** Start **

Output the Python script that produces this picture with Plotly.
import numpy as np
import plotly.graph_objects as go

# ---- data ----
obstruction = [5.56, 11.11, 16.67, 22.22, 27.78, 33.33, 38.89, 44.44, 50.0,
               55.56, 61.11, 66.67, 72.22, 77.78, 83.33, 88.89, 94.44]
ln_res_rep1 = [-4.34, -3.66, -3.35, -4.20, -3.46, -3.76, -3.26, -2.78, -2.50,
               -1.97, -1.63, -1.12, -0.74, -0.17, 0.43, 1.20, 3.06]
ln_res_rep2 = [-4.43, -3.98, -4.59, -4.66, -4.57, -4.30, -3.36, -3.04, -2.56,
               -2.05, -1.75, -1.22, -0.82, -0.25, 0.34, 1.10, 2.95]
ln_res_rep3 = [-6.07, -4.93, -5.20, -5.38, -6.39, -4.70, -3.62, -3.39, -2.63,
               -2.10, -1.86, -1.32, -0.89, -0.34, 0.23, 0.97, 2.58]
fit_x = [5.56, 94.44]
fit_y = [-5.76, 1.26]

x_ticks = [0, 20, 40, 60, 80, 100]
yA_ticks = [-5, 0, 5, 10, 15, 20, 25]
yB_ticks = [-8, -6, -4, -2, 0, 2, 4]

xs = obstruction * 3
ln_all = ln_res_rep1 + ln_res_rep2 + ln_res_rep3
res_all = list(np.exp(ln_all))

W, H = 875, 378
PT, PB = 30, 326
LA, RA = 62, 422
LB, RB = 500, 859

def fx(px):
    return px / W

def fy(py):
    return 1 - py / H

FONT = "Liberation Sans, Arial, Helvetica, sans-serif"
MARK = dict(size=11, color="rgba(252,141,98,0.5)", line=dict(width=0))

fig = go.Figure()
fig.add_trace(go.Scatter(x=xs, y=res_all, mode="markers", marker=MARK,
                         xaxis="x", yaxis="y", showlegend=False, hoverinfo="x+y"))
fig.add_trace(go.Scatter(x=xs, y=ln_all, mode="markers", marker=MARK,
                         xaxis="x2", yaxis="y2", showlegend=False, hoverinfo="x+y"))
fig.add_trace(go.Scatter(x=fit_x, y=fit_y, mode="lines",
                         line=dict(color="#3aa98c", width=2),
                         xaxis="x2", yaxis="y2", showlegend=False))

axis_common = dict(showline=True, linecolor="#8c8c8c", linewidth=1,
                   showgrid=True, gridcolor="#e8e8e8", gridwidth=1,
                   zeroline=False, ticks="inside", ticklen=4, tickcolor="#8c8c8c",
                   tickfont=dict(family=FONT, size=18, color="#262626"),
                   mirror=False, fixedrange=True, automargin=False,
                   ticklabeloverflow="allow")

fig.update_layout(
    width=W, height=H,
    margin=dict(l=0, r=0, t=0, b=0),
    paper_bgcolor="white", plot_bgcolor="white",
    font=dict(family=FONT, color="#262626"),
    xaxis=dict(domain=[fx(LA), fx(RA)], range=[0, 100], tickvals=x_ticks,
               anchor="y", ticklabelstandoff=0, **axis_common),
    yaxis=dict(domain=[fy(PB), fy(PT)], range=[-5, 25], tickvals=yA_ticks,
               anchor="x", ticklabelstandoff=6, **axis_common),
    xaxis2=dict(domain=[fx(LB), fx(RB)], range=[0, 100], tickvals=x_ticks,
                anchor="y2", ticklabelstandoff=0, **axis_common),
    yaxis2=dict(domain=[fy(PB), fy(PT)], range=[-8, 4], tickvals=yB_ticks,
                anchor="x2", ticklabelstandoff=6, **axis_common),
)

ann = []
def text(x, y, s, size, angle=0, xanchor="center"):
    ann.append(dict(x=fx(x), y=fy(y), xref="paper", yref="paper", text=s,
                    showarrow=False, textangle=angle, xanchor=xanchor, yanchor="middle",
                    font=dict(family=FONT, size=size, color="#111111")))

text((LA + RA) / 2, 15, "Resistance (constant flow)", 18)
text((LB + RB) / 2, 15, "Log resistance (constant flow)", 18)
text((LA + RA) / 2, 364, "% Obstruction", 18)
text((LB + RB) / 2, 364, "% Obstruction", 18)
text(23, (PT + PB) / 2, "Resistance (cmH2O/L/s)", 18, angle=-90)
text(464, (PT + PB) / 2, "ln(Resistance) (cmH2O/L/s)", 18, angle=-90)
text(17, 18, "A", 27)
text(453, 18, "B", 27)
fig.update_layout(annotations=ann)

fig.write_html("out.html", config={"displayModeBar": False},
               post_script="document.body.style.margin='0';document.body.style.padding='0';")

** End **

- _TASK_:
What is needed is an exact copy of the lines from the start of the listing through the line where "return 1 - py / H" sits, please, both end lines included and nothing more.

- _THE SOLUTION_:
Output the Python script that produces this picture with Plotly.
import numpy as np
import plotly.graph_objects as go

# ---- data ----
obstruction = [5.56, 11.11, 16.67, 22.22, 27.78, 33.33, 38.89, 44.44, 50.0,
               55.56, 61.11, 66.67, 72.22, 77.78, 83.33, 88.89, 94.44]
ln_res_rep1 = [-4.34, -3.66, -3.35, -4.20, -3.46, -3.76, -3.26, -2.78, -2.50,
               -1.97, -1.63, -1.12, -0.74, -0.17, 0.43, 1.20, 3.06]
ln_res_rep2 = [-4.43, -3.98, -4.59, -4.66, -4.57, -4.30, -3.36, -3.04, -2.56,
               -2.05, -1.75, -1.22, -0.82, -0.25, 0.34, 1.10, 2.95]
ln_res_rep3 = [-6.07, -4.93, -5.20, -5.38, -6.39, -4.70, -3.62, -3.39, -2.63,
               -2.10, -1.86, -1.32, -0.89, -0.34, 0.23, 0.97, 2.58]
fit_x = [5.56, 94.44]
fit_y = [-5.76, 1.26]

x_ticks = [0, 20, 40, 60, 80, 100]
yA_ticks = [-5, 0, 5, 10, 15, 20, 25]
yB_ticks = [-8, -6, -4, -2, 0, 2, 4]

xs = obstruction * 3
ln_all = ln_res_rep1 + ln_res_rep2 + ln_res_rep3
res_all = list(np.exp(ln_all))

W, H = 875, 378
PT, PB = 30, 326
LA, RA = 62, 422
LB, RB = 500, 859

def fx(px):
    return px / W

def fy(py):
    return 1 - py / H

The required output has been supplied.